Evangelical New Urbanism                                       

By Marvin Olasky

Many of the columns in a recent American Experiment symposium dealt with political conservatism and urban areas, so I’ll take a look at another aspect: the return of theologically conservative Christians to cities and what that portends culturally (and, eventually, politically).

Early Christianity radiated out from cities. The apostle Paul began his major ministry activities in Antioch, then the third largest city in the Roman empire. Paul sent his epistles to residents of the empire’s large cities: the Romans, the Corinthians, the Ephesians. The church grew fast in urban areas, while rural areas were filled with pagans. (The word itself comes from the Latin paganus, meaning an old country dweller, one who lives in the countryside, a hick.)

In early America as well, town-dwelling Christians established Harvard, Yale, and many other colleges. Three-fourths of city newspapers and magazines until the 1840s were explicitly Christians. The New York Times began in 1851 as a Christian newspaper. Compassionate church organizations led a 19th century war on poverty.

Today, sadly, the pattern is reversed: Christians are mostly in the countryside, and city-dwelling pagani dominate journalism, education, the arts and so on. A century ago a liberal “social gospel” came to dominate urban Christianity, and conservatives who became known as fundamentalists – later, evangelicals – headed for the hills.

Today, we need Christians who will follow Jeremiah’s famous instructions to Israelites exiled to the great city of Babylon: “Build houses and live in them.... seek the welfare of the city where I have sent you into exile, and pray to the Lord on its behalf, for in its welfare you will find your welfare.” We need Christians who will be good neighbors to the Babylonians who dominate American culture.

We’re getting them. For example, Tim Keller, pastor of Manhattan’s Redeemer Presbyterian Church, preaches regularly about how Christians should live in cities and become a dynamic counterculture, with the goal of showing how “sex, money, and power can be used in nondestructive ways.” He speaks of avoiding “secular society’s idolization of sex and traditional society’s fear of it,” and of embracing “abstinence outside of marriage and fidelity within.”

Keller also speaks of Christians encouraging a “generous commitment of time, money, relationships, and living space to social justice and the needs of the poor, the immigrant, and the economically and physically weak.” Redeemer’s Hope for New York organization puts legs to that call for compassion.

Keller and others are not saying that all Christians must live in cities. But they are developing a new Christian urbanism that is radically different from Sosper (Save Our Swimming Pools) religion.
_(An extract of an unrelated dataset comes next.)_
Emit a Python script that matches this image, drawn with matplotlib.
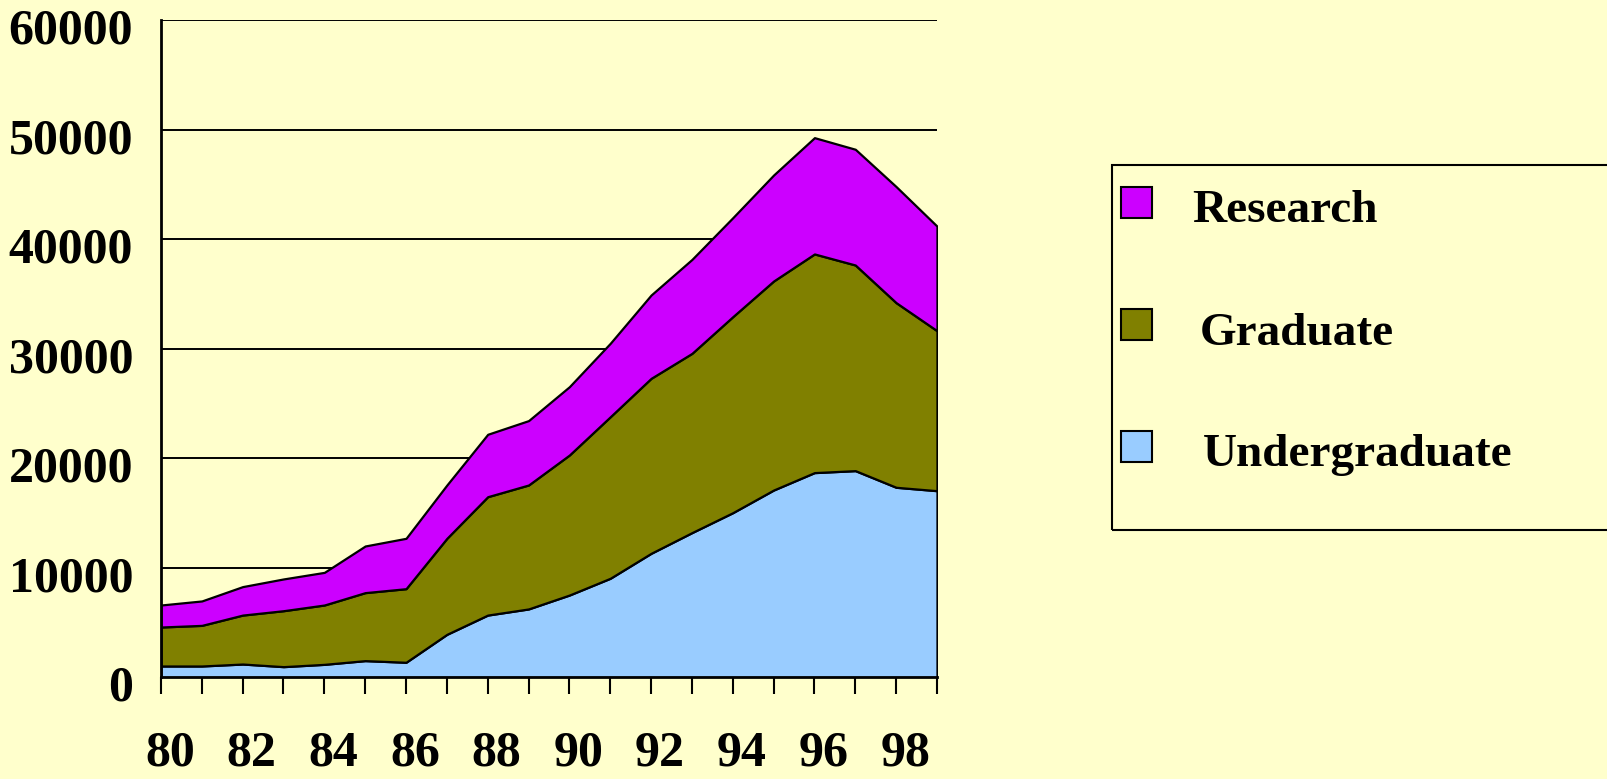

The new urban Christians appreciate diversity and desire the advantages in community-building that come when people live in high-density areas rather than wide open spaces where people have to drive to meet up.
   
In June I became provost of an interesting urban Christian start-up: The King’s College, a Christian liberal arts college with 220 bright students, has its classrooms and offices in the Empire State Building. The college ten years ago owned a beautiful, pastoral campus near the Hudson River north of New York City, but used the proceeds from selling that land to take out a long-term lease in the ESB.

As provost I’m striving to Gothamize the curriculum, which is based on Oxford’s famous Politics, Philosophy and Economics course of study. Students can apply what they’re learning in political theory to the tap dances of City Hall and the United Nations. They can learn about everything from television networks to the garment industry by walking down the street.

Other Christian enterprises in education and social service are growing in cities across the country. In Austin, where I’ll continue to teach at The University of Texas for half of the year, church-led community renewal projects with names like New Start are having an impact, and evangelicals who were escaping to suburbs two decades ago are now infilling parts of Austin.

Where all this will go nobody knows, but the outcome will be religious (and eventually political) change.

Marvin Olasky is provost of The King’s College, a professor at the University of Texas, and the editor-in-chief of World.